When EDI first burst onto the scene in the 1970s, it was considered a revolution. EDI enabled enterprises to exchange electronic documents throughout their supply chain – from invoices and purchase orders to route plans and shipment notices — saving them from the drudgery of paper trails and snail-mail.
However, it’s far from perfect. Although useful for performing certain tasks, EDI data structures are very rigid and have a hard time processing data from multiple sources and onboarding new business partners with different data types and configurations.

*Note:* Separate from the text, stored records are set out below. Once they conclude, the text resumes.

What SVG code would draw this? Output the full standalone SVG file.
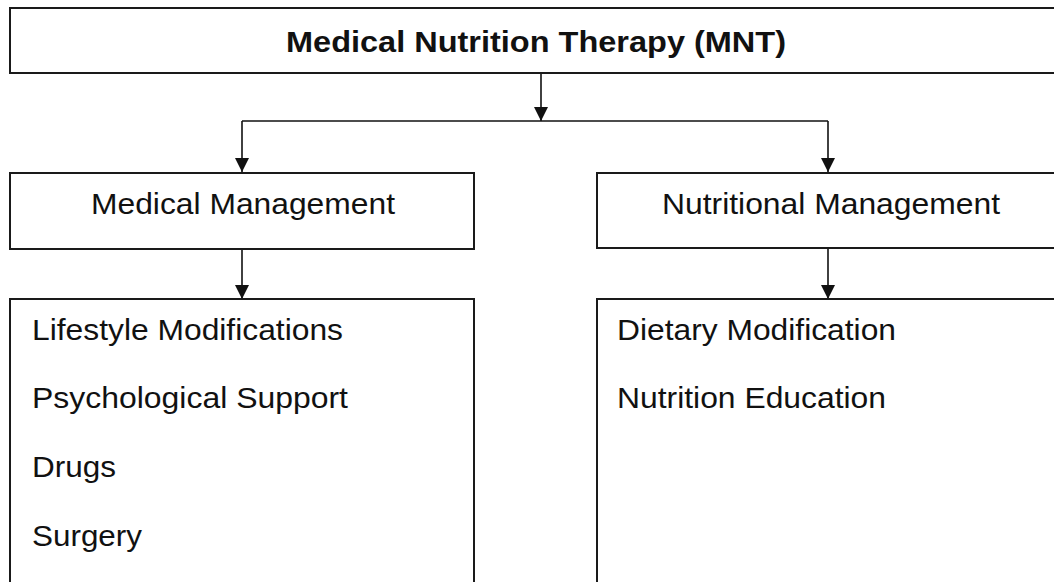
<svg xmlns="http://www.w3.org/2000/svg" width="1054" height="582" viewBox="0 0 1054 582">
<style>
.box{fill:#fff;stroke:#1a1a1a;stroke-width:2}
.t{font-family:"Liberation Sans",Arial,sans-serif;font-size:30px;fill:#111}
.b{font-weight:bold}
.c{stroke:#111;stroke-width:1.6;fill:none}
</style>
<defs>
<marker id="ah" markerUnits="userSpaceOnUse" markerWidth="16" markerHeight="16" viewBox="0 0 16 16" refX="14" refY="8" orient="auto">
<path d="M0,1 L14,8 L0,15 Z" fill="#111"/>
</marker>
</defs>
<rect width="1054" height="582" fill="#fff"/>
<g id="connectors">
<path class="c" d="M541,73 V121" marker-end="url(#ah)"/>
<path class="c" d="M242,121 H828"/>
<path class="c" d="M242,121 V172" marker-end="url(#ah)"/>
<path class="c" d="M828,121 V172" marker-end="url(#ah)"/>
<path class="c" d="M242,249 V299" marker-end="url(#ah)"/>
<path class="c" d="M828,248 V299" marker-end="url(#ah)"/>
</g>
<g id="mnt">
<rect class="box" x="10" y="8" width="1060" height="65"/>
<text class="t b" x="536" y="52" text-anchor="middle" textLength="500" lengthAdjust="spacingAndGlyphs">Medical Nutrition Therapy (MNT)</text>
</g>
<g id="medical">
<rect class="box" x="10" y="173" width="464" height="76"/>
<text class="t" x="243" y="214" text-anchor="middle" textLength="304" lengthAdjust="spacingAndGlyphs">Medical Management</text>
</g>
<g id="nutritional">
<rect class="box" x="597" y="173" width="470" height="75"/>
<text class="t" x="831" y="214" text-anchor="middle" textLength="338" lengthAdjust="spacingAndGlyphs">Nutritional Management</text>
</g>
<g id="medical-list">
<rect class="box" x="10" y="299" width="464" height="300"/>
<text class="t" x="32" y="340" textLength="311" lengthAdjust="spacingAndGlyphs">Lifestyle Modifications</text>
<text class="t" x="32" y="408" textLength="316" lengthAdjust="spacingAndGlyphs">Psychological Support</text>
<text class="t" x="32" y="477" textLength="84" lengthAdjust="spacingAndGlyphs">Drugs</text>
<text class="t" x="32" y="546" textLength="110" lengthAdjust="spacingAndGlyphs">Surgery</text>
</g>
<g id="nutritional-list">
<rect class="box" x="597" y="299" width="470" height="300"/>
<text class="t" x="617" y="340" textLength="279" lengthAdjust="spacingAndGlyphs">Dietary Modification</text>
<text class="t" x="617" y="408" textLength="269" lengthAdjust="spacingAndGlyphs">Nutrition Education</text>
</g>
</svg>
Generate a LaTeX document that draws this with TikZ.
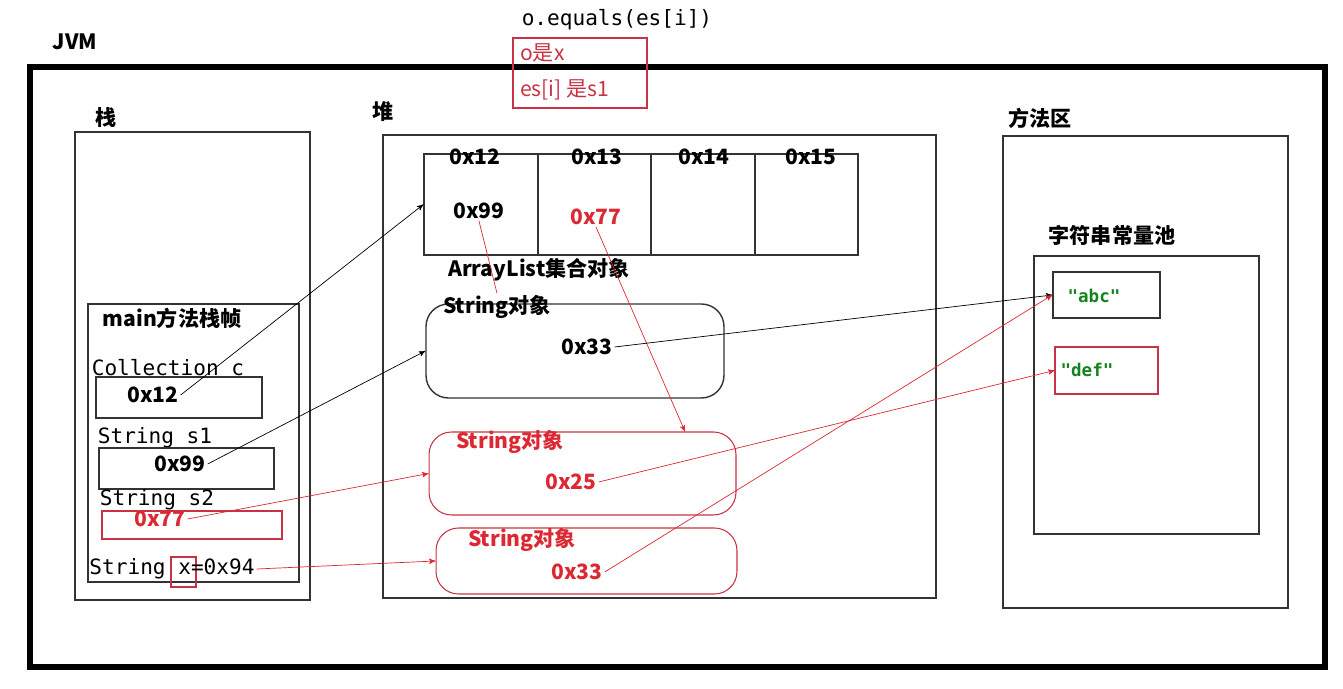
\documentclass[tikz,border=0pt]{standalone}
\usepackage{fontspec}
\setmainfont{Noto Sans CJK SC}
\newfontfamily\monofont{DejaVu Sans Mono}
\usetikzlibrary{arrows}
\definecolor{memred}{RGB}{220,40,50}
\definecolor{boxred}{RGB}{200,50,70}
\definecolor{strgreen}{RGB}{20,130,30}
\tikzstyle{frame} = [rectangle, draw=black!80, line width=0.8pt, inner sep=0pt]
\tikzstyle{redframe} = [rectangle, draw=boxred, line width=0.6pt, inner sep=0pt]
\tikzstyle{strobj} = [rectangle, rounded corners=0.45cm, draw=black!80, line width=0.8pt, inner sep=0pt]
\tikzstyle{redobj} = [rectangle, rounded corners=0.45cm, draw=boxred, line width=0.6pt, inner sep=0pt]
\tikzstyle{lbl} = [font=\large\bfseries, inner sep=1pt]
\tikzstyle{redlbl} = [font=\large\bfseries, text=memred, inner sep=1pt]
\tikzstyle{mono} = [font=\monofont\large, inner sep=1pt]
\tikzstyle{arrow} = [->,>=stealth', thin]
\tikzstyle{redarrow} = [->,>=stealth', thin, draw=memred]
\begin{document}
\begin{tikzpicture}[x=0.02cm, y=-0.02cm]
	\useasboundingbox (0,0) rectangle (1343,689);
	
	\node (jvm) [lbl] at (75,42) {JVM};
	\node (outer) [rectangle, draw=black, line width=3.4pt, minimum width=25.9cm, minimum height=12cm] at (677.5,367) {};
	\node (equalsCall) [mono] at (617,20) {o.equals(es[i])};
	\node (note) [redframe, minimum width=2.68cm, minimum height=1.4cm] at (580,73) {};
	\node (noteA) [text=boxred, anchor=west, font=\large] at (514,53) {o是x};
	\node (noteB) [text=boxred, anchor=west, font=\large] at (514,90) {es[i] 是s1};
	
	% stack
	\node (stackLbl) [lbl] at (106,118) {栈};
	\node (stack) [frame, minimum width=4.7cm, minimum height=9.36cm] at (192.5,366) {};
	\node (mainFrame) [frame, minimum width=4.22cm, minimum height=5.56cm] at (193.5,443) {};
	\node (mainLbl) [lbl] at (172,318) {main方法栈帧};
	\node (collLbl) [mono] at (168,368) {Collection c};
	\node (boxC) [frame, minimum width=3.32cm, minimum height=0.82cm] at (179,397.5) {};
	\node (valC) [lbl] at (153,395) {0x12};
	\node (s1Lbl) [mono] at (155,438) {String s1};
	\node (boxS1) [frame, minimum width=3.5cm, minimum height=0.82cm] at (186.5,468.5) {};
	\node (valS1) [lbl] at (180,464) {0x99};
	\node (s2Lbl) [mono] at (157,500) {String s2};
	\node (boxS2) [redframe, minimum width=3.6cm, minimum height=0.56cm] at (192,525) {};
	\node (valS2) [redlbl] at (160,519) {0x77};
	\node (xBox) [redframe, minimum width=0.5cm, minimum height=0.6cm] at (183.5,572) {};
	\node (xLbl) [mono] at (172,569) {String x=0x94};
	
	% heap
	\node (heapLbl) [lbl] at (383,112) {堆};
	\node (heap) [frame, minimum width=11.06cm, minimum height=9.26cm] at (659.5,366.5) {};
	\node (cellA) [frame, minimum width=2.28cm, minimum height=2.02cm] at (481,204.5) {};
	\node (cellB) [frame, minimum width=2.26cm, minimum height=2.02cm] at (594.5,204.5) {};
	\node (cellC) [frame, minimum width=2.08cm, minimum height=2.02cm] at (703,204.5) {};
	\node (cellD) [frame, minimum width=2.06cm, minimum height=2.02cm] at (806.5,204.5) {};
	\node (hdrA) [lbl] at (475,157) {0x12};
	\node (hdrB) [lbl] at (597,157) {0x13};
	\node (hdrC) [lbl] at (704,157) {0x14};
	\node (hdrD) [lbl] at (811,157) {0x15};
	\node (elemA) [lbl] at (479,211) {0x99};
	\node (elemB) [redlbl] at (596,217) {0x77};
	\node (listLbl) [lbl] at (539,270) {ArrayList集合对象};
	
	\node (strObjA) [strobj, minimum width=5.96cm, minimum height=1.88cm] at (575,351) {};
	\node (strLblA) [lbl] at (497,307) {String对象};
	\node (valA) [lbl] at (587,347) {0x33};
	\node (strObjB) [redobj, minimum width=6.14cm, minimum height=1.66cm] at (582.5,473.5) {};
	\node (strLblB) [redlbl] at (510,442) {String对象};
	\node (valB) [redlbl] at (571,482) {0x25};
	\node (strObjC) [redobj, minimum width=6.02cm, minimum height=1.32cm] at (586.5,561) {};
	\node (strLblC) [redlbl] at (522,540) {String对象};
	\node (valCc) [redlbl] at (577,572) {0x33};
	
	% method area
	\node (methodLbl) [lbl] at (1040,118) {方法区};
	\node (method) [frame, minimum width=5.7cm, minimum height=9.44cm] at (1145.5,372) {};
	\node (poolLbl) [lbl] at (1112,235) {字符串常量池};
	\node (pool) [frame, minimum width=4.5cm, minimum height=5.56cm] at (1146.5,395) {};
	\node (abcBox) [frame, minimum width=2.14cm, minimum height=0.92cm] at (1106.5,295) {};
	\node (abc) [font=\monofont\bfseries, text=strgreen] at (1094,296) {"abc"};
	\node (defBox) [redframe, minimum width=2.06cm, minimum height=0.94cm] at (1106.5,370.5) {};
	\node (def) [font=\monofont\bfseries, text=strgreen] at (1087,370) {"def"};
	
	\draw [arrow] (valC.east) -- (cellA.west);
	\draw [arrow] (valS1.east) -- (strObjA.west);
	\draw [redarrow] (valS2.east) -- (strObjB.west);
	\draw [redarrow] (xLbl.east) -- (strObjC.west);
	\draw [thin, memred] (elemA.south) -- (strLblA.north);
	\draw [redarrow] (elemB.south) -- (strObjB.north -| 685,0);
	\draw [arrow] (valA.east) -- (abcBox.west);
	\draw [redarrow] (valB.east) -- (defBox.west);
	\draw [redarrow] (valCc.east) -- (abcBox.west);
\end{tikzpicture}
\end{document}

If enterprises want to collaborate in a more sophisticated manner than their EDI sets allow them, they have to supplement them with phone calls, faxes, emails and just about everything else you can imagine. Then they have to try to collect all the information from these different mediums and average them out. It’s a pretty blunt instrument, and, naturally, enterprises get a lot of fluctuations in their results. In other words, EDI doesn’t support multiple parties, and it doesn’t support business logic.
Blockchain’s value proposition
According to Paul Brody, global innovation leader, blockchain at EY, if EDI is the curse, blockchain is the cure. Speaking with Information Age, he asserted that that with blockchain enterprises could fix almost all of the massive shortcomings that exist in terms of how modern companies transact with each other.
“The value proposition of blockchain is the ability to manage complex, multi-party business transactions,” he said. “The core logic of blockchains means that no piece of inventory can exist in the same place twice. Move a product from finished goods to in-transit, and that transaction status will be updated for everyone, everywhere, within minutes, with full traceability back to the point of origin.”
In his report for EY, Brody explained how blockchains give these supply chain networks the chance to create one shared truth without one all-powerful, centralised intermediary.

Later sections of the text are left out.